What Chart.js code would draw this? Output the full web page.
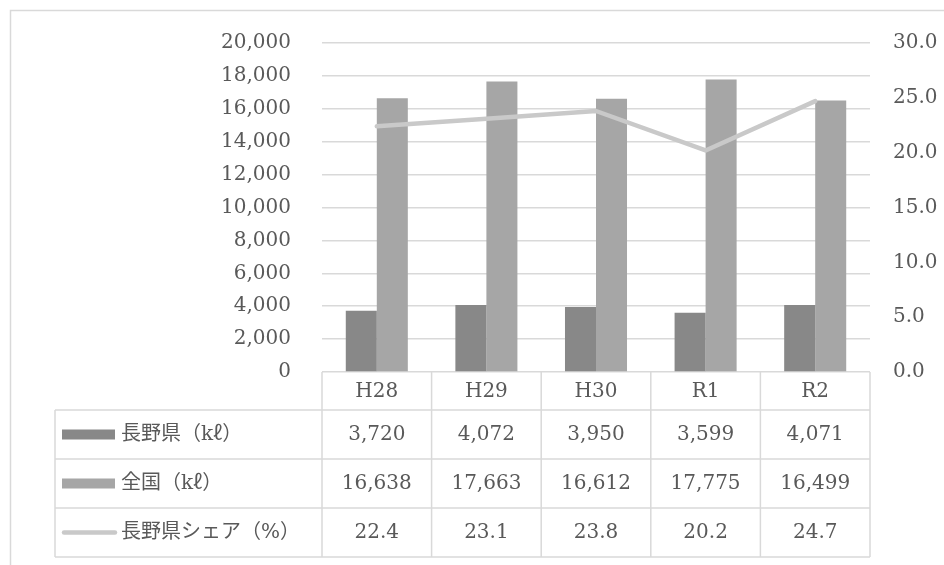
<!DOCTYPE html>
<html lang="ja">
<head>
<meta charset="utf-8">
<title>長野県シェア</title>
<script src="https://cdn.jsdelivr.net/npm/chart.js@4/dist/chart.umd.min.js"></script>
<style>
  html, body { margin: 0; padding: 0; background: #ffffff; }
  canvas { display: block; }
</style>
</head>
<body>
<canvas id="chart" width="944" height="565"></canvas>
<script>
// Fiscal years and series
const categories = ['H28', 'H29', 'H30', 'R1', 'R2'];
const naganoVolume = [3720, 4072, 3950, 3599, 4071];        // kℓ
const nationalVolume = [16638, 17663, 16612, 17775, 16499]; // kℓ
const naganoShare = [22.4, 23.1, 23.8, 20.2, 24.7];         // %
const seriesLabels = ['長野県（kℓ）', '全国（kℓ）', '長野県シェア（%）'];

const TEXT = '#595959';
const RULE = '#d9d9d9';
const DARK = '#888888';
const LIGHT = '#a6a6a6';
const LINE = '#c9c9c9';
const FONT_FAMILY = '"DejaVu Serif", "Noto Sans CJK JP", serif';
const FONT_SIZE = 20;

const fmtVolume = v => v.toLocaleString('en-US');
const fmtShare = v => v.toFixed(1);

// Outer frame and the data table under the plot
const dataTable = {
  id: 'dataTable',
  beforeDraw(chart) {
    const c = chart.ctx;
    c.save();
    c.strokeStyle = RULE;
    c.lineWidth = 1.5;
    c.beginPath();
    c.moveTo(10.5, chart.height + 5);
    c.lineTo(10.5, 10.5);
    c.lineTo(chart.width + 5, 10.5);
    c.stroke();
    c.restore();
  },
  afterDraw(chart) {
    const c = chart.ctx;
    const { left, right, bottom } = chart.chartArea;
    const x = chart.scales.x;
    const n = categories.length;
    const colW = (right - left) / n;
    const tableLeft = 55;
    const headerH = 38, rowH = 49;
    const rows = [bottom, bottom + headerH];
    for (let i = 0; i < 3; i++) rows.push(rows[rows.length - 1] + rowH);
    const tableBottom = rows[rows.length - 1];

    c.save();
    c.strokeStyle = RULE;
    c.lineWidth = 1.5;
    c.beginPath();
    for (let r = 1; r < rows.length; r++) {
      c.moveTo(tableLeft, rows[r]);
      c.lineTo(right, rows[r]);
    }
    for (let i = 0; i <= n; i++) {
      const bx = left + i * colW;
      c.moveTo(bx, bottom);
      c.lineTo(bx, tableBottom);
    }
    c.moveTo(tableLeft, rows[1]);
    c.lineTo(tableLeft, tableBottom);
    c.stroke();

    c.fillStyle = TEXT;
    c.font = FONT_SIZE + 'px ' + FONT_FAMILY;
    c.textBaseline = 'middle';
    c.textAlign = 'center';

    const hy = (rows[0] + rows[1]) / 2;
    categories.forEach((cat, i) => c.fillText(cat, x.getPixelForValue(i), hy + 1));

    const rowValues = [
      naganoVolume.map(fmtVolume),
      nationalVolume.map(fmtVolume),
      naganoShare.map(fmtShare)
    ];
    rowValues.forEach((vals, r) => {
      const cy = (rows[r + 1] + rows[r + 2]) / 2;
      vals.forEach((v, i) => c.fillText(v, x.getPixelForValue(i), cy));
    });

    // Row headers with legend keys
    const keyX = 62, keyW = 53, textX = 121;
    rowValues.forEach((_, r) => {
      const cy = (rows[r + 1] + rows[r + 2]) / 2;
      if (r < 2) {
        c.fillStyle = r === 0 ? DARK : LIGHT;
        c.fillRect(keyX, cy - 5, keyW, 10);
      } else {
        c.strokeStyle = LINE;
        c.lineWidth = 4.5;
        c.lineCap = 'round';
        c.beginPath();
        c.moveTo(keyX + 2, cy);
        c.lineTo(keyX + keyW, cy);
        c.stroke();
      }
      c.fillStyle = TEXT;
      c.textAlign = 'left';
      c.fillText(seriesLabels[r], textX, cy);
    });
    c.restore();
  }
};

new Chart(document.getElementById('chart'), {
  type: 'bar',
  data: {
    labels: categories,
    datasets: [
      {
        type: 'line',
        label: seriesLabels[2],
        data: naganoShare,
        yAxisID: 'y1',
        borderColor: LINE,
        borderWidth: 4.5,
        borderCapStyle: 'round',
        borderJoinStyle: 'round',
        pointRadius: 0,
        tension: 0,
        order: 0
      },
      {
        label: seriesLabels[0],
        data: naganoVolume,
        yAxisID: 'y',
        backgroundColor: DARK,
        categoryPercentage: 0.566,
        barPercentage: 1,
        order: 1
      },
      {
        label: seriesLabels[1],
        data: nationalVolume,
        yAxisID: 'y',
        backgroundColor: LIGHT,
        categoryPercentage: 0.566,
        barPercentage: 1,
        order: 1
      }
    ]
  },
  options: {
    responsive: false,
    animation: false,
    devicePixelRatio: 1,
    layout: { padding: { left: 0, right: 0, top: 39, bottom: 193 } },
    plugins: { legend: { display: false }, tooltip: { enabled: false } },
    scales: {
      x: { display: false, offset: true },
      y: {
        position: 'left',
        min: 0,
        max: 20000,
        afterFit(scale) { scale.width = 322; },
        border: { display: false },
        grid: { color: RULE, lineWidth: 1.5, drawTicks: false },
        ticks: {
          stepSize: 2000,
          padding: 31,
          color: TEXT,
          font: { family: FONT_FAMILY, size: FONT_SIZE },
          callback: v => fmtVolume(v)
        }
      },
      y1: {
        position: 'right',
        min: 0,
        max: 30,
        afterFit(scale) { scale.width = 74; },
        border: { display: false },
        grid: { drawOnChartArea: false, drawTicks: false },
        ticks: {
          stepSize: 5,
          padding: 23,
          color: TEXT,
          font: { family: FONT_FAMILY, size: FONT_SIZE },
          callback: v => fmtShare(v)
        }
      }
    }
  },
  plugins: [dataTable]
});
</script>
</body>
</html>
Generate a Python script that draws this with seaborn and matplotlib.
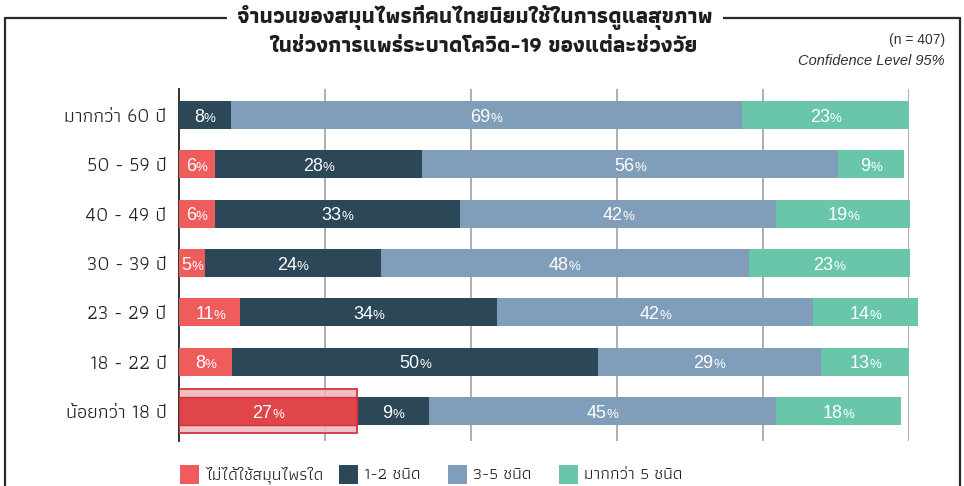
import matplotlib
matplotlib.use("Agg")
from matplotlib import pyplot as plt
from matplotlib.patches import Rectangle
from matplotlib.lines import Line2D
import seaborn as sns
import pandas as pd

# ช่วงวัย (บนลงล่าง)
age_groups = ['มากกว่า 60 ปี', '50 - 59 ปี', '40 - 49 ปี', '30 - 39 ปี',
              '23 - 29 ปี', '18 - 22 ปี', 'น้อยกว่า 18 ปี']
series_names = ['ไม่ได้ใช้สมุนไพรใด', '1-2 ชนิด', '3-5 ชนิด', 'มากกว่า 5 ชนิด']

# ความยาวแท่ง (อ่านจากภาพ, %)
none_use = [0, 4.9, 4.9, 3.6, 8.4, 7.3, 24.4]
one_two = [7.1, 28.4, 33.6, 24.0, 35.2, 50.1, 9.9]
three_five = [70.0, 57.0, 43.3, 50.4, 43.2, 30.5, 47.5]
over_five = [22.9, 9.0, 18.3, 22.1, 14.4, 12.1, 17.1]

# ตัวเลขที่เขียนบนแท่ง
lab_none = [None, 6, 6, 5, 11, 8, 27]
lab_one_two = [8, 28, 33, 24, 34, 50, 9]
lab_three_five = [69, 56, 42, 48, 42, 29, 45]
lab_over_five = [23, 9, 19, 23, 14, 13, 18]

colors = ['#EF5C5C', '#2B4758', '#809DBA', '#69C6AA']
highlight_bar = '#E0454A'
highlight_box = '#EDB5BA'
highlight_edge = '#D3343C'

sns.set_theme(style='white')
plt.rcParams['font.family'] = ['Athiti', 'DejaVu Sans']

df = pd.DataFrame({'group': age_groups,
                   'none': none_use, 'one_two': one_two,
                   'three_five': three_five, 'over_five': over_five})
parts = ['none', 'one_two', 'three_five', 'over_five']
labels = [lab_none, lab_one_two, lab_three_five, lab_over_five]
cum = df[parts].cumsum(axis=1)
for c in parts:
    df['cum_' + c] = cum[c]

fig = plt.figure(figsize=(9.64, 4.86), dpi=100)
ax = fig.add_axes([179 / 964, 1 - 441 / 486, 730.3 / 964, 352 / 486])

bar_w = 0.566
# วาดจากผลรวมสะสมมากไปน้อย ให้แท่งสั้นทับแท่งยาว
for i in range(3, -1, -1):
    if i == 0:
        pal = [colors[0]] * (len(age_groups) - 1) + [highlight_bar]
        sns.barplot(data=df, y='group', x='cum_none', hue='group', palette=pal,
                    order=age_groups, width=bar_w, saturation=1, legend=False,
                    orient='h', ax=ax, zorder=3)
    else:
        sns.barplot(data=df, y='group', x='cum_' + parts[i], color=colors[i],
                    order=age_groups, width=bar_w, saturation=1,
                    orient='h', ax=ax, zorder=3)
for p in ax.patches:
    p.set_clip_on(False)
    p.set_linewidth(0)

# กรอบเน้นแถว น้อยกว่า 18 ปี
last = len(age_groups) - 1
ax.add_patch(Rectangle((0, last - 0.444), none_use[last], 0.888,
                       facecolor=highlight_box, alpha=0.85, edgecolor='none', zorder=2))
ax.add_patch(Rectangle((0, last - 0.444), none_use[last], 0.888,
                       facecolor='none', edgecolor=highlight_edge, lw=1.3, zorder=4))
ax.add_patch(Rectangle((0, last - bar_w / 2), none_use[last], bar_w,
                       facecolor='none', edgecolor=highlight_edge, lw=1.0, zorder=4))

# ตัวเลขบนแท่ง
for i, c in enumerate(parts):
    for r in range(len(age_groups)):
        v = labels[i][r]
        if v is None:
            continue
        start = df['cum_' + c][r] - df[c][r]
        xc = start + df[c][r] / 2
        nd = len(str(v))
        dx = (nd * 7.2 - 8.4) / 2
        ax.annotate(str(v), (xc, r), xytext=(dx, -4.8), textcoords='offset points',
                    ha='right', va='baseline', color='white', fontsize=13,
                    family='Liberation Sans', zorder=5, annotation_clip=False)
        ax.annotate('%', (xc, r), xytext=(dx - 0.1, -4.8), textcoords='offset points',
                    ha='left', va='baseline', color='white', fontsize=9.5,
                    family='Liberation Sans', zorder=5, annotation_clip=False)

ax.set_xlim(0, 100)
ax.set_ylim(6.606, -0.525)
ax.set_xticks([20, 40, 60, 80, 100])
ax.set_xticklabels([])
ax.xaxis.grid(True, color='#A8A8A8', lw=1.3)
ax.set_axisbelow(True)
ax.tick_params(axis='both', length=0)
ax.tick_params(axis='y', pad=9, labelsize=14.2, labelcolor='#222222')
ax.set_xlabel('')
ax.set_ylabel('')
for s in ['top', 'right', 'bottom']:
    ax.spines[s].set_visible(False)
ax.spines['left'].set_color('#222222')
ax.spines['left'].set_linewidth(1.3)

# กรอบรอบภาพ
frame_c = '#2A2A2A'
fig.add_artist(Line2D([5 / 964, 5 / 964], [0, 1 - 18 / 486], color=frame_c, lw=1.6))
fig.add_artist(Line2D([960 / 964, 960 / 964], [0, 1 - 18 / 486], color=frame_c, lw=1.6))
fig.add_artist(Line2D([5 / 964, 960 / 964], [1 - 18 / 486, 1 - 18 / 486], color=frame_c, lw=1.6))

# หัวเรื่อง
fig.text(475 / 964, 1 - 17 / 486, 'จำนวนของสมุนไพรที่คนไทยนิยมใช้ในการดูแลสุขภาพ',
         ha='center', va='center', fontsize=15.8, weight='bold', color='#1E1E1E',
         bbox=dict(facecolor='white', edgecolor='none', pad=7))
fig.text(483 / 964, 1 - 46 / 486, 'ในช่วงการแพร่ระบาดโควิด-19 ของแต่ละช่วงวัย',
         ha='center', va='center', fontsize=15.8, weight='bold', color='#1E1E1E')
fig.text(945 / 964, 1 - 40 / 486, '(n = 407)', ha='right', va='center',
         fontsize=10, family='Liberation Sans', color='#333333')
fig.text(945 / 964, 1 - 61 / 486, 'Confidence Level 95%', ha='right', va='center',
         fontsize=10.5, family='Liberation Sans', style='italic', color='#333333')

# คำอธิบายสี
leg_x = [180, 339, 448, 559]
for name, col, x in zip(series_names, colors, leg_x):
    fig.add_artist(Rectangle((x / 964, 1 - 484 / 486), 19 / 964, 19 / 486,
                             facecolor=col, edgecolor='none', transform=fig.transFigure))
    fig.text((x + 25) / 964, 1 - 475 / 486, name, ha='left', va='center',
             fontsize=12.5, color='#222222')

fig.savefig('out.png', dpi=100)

· · · · ·

- _Aim_: Out of the material above, select every line that holds the string "matplotlib".

- _Expected answer_:
Generate a Python script that draws this with seaborn and matplotlib.
import matplotlib
matplotlib.use("Agg")
from matplotlib import pyplot as plt
from matplotlib.patches import Rectangle
from matplotlib.lines import Line2D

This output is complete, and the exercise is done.